High protein diet can aid weight loss, a new study has found.

According to researchers at the University of Sydney, getting correct nutritional balance is more important than counting calories to achieve a healthy weight.

Kilojoules or kilocalories are used as a standard measurement of energy from food and these numbers are used to decide which type of food is healthy and which is not. Researchers said that this is a simplistic way of determining the nutritional value of food.

Different macronutrients such as carbohydrates, fats and proteins interact to regulate appetite. Increasing the quantity of one type of food over another could lead to several health problems.

"Foods are complex mixtures of nutrients and these do not act independently but interact with one another. The appetite systems for different nutrients compete in their influence on feeding," said David Raubenheimer, a nutritional ecologist at the University of Sydney who is one of the study authors.

These appetite systems stop competing with each other when diet is nutritionally balanced.

Researchers studied foraging behavior of baboons and found that all these animals tended to eat a balanced diet. Other research too has shown that spider-monkeys, orangutans and gorillas also tend to eat foods to maintain nutritional balance in diet rather than increase or decrease calories.
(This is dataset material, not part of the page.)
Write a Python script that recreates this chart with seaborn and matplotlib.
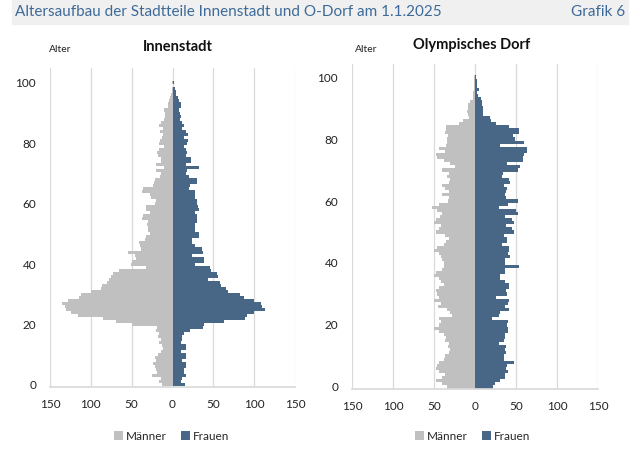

Sometimes, these animals had to under or over-eat a particular food to keep the diet nutritionally balanced. Also, the levels of protein, carbohydrate and fat required to make diet "healthy", differed from primate to primate.

According to the researchers, humans' diet plan is close to the diets followed by spider monkeys and orangutans. Humans prefer protein over carbohydrates, meaning that low levels of protein in diet leads to over consumption of carbohydrate and fat, according to a news release.

The level of protein consumption in the Western World has dropped in the past few decades and this may explain why obesity rates have gone up, researchers said.

Researchers warn against eating a lot of meat or other protein-rich foods. "We also need to get the balance of fats:carbs right...high protein diets might help us to lose weight, but if they involve other imbalances then other health problems will be introduced."

Recent studies have shown that diet high in meat protein increases cancer risk in middle-aged people.

The study was presented at the Annual Meeting of the Society for Experimental Biology in Manchester on Friday July 4.

Raubenheimer concluded by saying that ultra-processed foods are a recent phenomenon and that human bodies are not adapted to eating cakes, biscuits and pizzas.